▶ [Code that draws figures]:
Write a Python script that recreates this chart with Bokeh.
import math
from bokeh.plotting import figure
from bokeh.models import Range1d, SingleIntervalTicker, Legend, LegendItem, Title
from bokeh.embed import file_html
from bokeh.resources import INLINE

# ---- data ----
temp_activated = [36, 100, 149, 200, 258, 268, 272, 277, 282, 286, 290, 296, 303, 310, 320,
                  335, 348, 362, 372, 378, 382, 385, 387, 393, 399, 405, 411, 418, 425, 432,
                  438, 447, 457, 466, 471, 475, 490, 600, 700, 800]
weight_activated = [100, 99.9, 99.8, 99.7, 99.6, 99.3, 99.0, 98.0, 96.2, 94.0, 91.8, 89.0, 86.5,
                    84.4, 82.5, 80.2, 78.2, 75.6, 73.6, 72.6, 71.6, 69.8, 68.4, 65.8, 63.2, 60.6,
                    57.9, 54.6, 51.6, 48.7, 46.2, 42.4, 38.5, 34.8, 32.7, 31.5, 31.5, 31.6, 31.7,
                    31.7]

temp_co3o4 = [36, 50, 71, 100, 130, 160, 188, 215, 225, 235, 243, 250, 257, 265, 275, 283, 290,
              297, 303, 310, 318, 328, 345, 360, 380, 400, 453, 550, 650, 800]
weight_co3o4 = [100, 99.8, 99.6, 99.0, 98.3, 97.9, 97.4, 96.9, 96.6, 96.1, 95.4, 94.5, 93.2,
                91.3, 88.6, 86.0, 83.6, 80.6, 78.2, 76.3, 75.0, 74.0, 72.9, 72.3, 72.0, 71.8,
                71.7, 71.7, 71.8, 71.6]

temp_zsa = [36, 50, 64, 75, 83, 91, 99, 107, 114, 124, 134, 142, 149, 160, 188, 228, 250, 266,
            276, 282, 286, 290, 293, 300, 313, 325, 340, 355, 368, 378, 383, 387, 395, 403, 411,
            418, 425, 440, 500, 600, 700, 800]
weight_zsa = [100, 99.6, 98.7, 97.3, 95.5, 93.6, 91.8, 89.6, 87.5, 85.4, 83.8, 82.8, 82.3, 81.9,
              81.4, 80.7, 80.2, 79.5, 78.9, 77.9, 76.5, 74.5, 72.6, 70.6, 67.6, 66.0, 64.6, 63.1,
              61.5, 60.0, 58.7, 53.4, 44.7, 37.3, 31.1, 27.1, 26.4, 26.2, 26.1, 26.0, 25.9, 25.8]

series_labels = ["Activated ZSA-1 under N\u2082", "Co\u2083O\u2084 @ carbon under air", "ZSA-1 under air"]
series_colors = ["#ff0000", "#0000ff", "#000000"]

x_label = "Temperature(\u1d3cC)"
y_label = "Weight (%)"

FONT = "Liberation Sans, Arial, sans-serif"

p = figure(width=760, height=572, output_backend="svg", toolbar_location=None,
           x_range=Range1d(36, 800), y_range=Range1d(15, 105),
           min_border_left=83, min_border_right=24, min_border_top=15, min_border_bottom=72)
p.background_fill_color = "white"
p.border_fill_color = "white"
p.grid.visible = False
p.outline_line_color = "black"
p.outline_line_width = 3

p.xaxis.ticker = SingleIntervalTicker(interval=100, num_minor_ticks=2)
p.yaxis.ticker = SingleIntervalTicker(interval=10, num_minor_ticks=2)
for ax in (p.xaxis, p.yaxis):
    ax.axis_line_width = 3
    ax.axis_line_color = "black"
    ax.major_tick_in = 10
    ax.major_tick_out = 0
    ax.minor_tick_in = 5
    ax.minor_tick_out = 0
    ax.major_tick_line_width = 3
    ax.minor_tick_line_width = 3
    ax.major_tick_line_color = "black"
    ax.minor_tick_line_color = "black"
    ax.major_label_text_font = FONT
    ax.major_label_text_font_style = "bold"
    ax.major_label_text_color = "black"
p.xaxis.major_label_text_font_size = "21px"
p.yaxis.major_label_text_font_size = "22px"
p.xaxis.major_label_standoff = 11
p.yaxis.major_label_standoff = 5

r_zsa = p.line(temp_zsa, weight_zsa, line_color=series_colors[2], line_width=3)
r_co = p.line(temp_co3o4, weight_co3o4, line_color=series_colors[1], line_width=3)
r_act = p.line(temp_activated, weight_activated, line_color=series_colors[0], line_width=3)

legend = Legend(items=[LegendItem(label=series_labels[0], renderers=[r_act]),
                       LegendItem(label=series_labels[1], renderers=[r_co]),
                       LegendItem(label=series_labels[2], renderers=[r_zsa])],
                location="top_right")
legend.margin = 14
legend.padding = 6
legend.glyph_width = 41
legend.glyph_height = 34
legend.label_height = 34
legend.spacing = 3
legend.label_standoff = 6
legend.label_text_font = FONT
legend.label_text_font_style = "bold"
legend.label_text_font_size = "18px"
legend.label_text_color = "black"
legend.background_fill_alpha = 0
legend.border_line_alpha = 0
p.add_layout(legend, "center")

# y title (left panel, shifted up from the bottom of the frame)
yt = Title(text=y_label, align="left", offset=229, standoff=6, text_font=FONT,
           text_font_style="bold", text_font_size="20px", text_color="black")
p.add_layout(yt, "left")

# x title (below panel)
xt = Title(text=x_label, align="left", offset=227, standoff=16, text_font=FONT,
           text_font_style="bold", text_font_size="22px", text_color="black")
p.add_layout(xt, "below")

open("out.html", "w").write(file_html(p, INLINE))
==
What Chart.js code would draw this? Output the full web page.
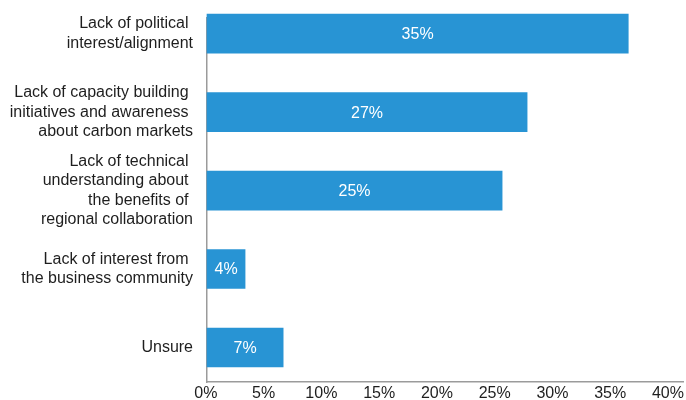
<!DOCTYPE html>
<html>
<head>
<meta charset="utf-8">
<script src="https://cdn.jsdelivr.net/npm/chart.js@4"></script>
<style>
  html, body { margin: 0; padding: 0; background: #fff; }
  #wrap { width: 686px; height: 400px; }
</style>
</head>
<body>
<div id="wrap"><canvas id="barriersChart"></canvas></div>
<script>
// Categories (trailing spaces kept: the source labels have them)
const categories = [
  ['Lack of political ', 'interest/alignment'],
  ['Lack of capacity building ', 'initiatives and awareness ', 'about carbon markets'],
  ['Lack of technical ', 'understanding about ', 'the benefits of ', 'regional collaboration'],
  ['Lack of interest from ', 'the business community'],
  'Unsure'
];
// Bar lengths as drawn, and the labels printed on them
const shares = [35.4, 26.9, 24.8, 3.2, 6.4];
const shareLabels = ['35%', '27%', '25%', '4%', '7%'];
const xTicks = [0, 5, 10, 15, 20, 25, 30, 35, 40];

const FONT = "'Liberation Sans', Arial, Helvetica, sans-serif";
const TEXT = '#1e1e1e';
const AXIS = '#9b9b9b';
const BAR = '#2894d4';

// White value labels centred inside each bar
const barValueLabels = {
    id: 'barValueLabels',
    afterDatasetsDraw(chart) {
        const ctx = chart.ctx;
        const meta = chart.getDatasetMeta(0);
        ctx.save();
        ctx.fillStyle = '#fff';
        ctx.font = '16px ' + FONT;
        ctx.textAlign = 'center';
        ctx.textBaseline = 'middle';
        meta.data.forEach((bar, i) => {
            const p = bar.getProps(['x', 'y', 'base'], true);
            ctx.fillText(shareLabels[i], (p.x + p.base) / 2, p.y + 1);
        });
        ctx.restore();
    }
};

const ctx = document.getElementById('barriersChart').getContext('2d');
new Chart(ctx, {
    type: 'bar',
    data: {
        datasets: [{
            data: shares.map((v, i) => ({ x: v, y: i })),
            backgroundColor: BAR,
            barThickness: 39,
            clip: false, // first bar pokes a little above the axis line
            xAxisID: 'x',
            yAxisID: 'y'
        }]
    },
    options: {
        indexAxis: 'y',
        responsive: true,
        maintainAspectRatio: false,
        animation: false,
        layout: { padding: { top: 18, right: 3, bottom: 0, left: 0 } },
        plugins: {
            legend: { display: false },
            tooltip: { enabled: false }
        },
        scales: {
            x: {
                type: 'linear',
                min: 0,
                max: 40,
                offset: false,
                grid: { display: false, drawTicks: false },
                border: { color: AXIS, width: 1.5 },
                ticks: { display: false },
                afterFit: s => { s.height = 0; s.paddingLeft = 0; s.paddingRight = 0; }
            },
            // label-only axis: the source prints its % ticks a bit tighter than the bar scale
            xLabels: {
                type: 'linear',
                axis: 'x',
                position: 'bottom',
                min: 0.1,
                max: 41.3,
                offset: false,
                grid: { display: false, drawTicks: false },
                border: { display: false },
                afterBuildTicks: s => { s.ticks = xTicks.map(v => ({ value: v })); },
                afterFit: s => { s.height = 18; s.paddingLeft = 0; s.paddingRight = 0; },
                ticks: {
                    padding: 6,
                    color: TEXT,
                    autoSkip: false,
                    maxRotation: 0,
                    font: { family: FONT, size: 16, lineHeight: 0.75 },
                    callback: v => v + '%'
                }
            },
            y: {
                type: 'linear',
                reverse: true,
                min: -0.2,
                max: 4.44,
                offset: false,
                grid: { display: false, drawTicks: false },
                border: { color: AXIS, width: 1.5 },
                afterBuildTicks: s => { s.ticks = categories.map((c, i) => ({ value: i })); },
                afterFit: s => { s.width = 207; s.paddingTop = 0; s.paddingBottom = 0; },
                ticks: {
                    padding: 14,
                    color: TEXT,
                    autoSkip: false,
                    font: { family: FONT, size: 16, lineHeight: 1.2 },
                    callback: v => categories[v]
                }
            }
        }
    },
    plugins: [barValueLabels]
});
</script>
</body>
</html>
...
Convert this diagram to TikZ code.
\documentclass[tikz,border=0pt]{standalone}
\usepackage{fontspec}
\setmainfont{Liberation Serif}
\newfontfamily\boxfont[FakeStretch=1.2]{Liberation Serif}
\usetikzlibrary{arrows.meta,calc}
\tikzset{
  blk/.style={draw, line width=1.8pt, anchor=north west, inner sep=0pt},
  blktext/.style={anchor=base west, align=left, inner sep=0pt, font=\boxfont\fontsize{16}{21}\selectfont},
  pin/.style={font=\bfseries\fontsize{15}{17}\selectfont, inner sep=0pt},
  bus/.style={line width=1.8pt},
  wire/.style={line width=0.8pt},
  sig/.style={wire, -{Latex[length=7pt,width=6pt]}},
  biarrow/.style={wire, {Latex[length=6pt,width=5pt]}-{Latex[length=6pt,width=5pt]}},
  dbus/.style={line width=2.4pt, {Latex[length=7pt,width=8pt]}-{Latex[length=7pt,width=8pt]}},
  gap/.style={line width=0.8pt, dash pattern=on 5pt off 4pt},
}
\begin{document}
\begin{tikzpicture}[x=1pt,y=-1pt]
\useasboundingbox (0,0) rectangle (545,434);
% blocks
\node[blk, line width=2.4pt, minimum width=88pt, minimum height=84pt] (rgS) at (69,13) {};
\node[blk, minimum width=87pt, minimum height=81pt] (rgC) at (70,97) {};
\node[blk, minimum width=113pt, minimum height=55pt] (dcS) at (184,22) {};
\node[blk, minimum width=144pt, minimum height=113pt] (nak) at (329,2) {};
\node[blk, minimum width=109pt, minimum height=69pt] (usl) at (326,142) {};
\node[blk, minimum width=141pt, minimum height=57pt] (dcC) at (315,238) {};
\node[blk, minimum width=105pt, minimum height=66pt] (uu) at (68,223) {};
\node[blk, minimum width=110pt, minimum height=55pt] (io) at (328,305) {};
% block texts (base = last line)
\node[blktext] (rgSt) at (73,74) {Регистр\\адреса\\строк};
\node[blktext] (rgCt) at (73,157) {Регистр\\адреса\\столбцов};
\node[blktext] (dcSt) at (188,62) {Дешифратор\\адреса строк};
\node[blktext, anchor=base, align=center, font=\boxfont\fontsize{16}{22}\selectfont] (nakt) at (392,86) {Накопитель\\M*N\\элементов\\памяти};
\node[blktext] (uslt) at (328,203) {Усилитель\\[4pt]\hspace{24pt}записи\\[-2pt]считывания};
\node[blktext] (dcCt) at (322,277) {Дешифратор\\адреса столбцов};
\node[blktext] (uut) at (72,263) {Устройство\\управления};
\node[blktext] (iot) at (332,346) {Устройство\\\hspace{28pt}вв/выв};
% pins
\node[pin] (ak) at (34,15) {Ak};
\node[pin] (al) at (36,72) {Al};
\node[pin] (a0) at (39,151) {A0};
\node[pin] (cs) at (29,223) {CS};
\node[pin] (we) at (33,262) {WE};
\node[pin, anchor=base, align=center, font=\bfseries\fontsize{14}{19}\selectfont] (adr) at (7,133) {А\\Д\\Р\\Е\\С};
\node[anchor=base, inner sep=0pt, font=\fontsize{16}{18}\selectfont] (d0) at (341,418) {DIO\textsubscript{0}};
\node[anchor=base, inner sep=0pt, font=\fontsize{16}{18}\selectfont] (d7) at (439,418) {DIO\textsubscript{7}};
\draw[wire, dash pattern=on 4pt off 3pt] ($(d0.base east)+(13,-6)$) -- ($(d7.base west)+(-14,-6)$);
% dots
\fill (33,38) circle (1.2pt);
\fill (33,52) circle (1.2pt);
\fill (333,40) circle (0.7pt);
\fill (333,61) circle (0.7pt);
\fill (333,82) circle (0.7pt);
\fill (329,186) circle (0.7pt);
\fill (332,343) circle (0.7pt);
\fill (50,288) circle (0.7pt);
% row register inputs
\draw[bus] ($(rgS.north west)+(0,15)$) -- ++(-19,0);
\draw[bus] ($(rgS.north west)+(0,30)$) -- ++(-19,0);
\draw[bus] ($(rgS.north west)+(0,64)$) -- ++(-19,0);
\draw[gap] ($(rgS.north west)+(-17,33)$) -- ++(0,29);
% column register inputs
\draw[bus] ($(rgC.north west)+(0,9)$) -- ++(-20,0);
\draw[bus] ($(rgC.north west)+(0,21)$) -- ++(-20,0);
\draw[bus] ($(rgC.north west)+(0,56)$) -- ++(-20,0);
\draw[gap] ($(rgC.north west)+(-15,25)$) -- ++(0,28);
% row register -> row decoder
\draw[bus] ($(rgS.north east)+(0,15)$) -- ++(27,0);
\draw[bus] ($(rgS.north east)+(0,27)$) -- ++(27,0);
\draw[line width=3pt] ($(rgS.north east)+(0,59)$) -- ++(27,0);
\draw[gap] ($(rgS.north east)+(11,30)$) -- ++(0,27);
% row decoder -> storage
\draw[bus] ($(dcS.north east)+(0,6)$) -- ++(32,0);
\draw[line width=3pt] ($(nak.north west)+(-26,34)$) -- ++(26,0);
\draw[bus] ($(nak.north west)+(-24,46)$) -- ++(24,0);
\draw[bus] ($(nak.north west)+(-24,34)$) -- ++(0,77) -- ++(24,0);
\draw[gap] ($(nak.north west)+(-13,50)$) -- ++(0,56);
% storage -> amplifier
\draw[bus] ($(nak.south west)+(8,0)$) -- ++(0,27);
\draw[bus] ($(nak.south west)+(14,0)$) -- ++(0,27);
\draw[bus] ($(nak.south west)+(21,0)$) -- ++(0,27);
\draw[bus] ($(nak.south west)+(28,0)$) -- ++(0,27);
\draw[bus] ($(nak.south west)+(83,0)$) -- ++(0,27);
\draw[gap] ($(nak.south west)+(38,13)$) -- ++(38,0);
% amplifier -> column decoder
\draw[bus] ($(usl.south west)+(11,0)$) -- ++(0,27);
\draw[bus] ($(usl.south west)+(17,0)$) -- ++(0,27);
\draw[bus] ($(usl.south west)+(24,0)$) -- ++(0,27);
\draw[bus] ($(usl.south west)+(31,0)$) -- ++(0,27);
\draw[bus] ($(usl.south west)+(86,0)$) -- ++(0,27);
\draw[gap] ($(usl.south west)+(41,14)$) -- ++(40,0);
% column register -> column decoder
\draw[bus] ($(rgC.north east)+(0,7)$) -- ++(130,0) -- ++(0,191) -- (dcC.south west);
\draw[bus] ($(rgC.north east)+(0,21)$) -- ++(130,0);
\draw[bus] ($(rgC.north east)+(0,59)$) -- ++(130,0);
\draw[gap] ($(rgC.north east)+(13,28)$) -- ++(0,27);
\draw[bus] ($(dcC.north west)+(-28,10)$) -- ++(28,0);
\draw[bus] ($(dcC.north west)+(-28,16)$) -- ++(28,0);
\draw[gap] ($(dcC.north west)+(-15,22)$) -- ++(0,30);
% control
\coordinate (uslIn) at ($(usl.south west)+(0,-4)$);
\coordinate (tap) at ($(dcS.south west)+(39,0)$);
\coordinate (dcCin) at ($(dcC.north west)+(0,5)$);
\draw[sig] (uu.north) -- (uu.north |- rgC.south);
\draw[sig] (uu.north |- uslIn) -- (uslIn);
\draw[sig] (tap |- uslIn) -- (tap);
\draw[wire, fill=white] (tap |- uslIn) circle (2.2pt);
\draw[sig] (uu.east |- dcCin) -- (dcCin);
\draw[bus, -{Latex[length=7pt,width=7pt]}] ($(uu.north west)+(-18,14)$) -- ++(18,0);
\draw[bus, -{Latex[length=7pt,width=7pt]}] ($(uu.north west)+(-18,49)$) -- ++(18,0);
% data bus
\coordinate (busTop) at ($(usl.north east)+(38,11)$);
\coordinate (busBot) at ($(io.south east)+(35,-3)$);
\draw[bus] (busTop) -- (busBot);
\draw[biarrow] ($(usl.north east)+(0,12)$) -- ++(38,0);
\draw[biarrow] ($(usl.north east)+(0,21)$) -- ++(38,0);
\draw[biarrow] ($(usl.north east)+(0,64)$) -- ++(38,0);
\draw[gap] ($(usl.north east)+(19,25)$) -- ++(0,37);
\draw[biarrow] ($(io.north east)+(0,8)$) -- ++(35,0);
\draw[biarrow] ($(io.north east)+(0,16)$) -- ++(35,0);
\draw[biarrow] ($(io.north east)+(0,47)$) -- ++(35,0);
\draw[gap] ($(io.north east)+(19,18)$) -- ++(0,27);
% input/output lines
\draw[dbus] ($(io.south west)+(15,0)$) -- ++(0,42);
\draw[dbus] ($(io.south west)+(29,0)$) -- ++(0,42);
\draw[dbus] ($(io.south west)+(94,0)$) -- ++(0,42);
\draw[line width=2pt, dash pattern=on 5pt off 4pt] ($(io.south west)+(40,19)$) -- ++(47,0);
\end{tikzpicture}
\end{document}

▶ [OBJECTIVE]: Your task is to repeat the lines from the one containing "Write a Python" to the one containing "26.0, 25.9, 25.8]", both lines included. Leave out every other line.

▶ [WORKED ANSWER]:
Write a Python script that recreates this chart with Bokeh.
import math
from bokeh.plotting import figure
from bokeh.models import Range1d, SingleIntervalTicker, Legend, LegendItem, Title
from bokeh.embed import file_html
from bokeh.resources import INLINE

# ---- data ----
temp_activated = [36, 100, 149, 200, 258, 268, 272, 277, 282, 286, 290, 296, 303, 310, 320,
                  335, 348, 362, 372, 378, 382, 385, 387, 393, 399, 405, 411, 418, 425, 432,
                  438, 447, 457, 466, 471, 475, 490, 600, 700, 800]
weight_activated = [100, 99.9, 99.8, 99.7, 99.6, 99.3, 99.0, 98.0, 96.2, 94.0, 91.8, 89.0, 86.5,
                    84.4, 82.5, 80.2, 78.2, 75.6, 73.6, 72.6, 71.6, 69.8, 68.4, 65.8, 63.2, 60.6,
                    57.9, 54.6, 51.6, 48.7, 46.2, 42.4, 38.5, 34.8, 32.7, 31.5, 31.5, 31.6, 31.7,
                    31.7]

temp_co3o4 = [36, 50, 71, 100, 130, 160, 188, 215, 225, 235, 243, 250, 257, 265, 275, 283, 290,
              297, 303, 310, 318, 328, 345, 360, 380, 400, 453, 550, 650, 800]
weight_co3o4 = [100, 99.8, 99.6, 99.0, 98.3, 97.9, 97.4, 96.9, 96.6, 96.1, 95.4, 94.5, 93.2,
                91.3, 88.6, 86.0, 83.6, 80.6, 78.2, 76.3, 75.0, 74.0, 72.9, 72.3, 72.0, 71.8,
                71.7, 71.7, 71.8, 71.6]

temp_zsa = [36, 50, 64, 75, 83, 91, 99, 107, 114, 124, 134, 142, 149, 160, 188, 228, 250, 266,
            276, 282, 286, 290, 293, 300, 313, 325, 340, 355, 368, 378, 383, 387, 395, 403, 411,
            418, 425, 440, 500, 600, 700, 800]
weight_zsa = [100, 99.6, 98.7, 97.3, 95.5, 93.6, 91.8, 89.6, 87.5, 85.4, 83.8, 82.8, 82.3, 81.9,
              81.4, 80.7, 80.2, 79.5, 78.9, 77.9, 76.5, 74.5, 72.6, 70.6, 67.6, 66.0, 64.6, 63.1,
              61.5, 60.0, 58.7, 53.4, 44.7, 37.3, 31.1, 27.1, 26.4, 26.2, 26.1, 26.0, 25.9, 25.8]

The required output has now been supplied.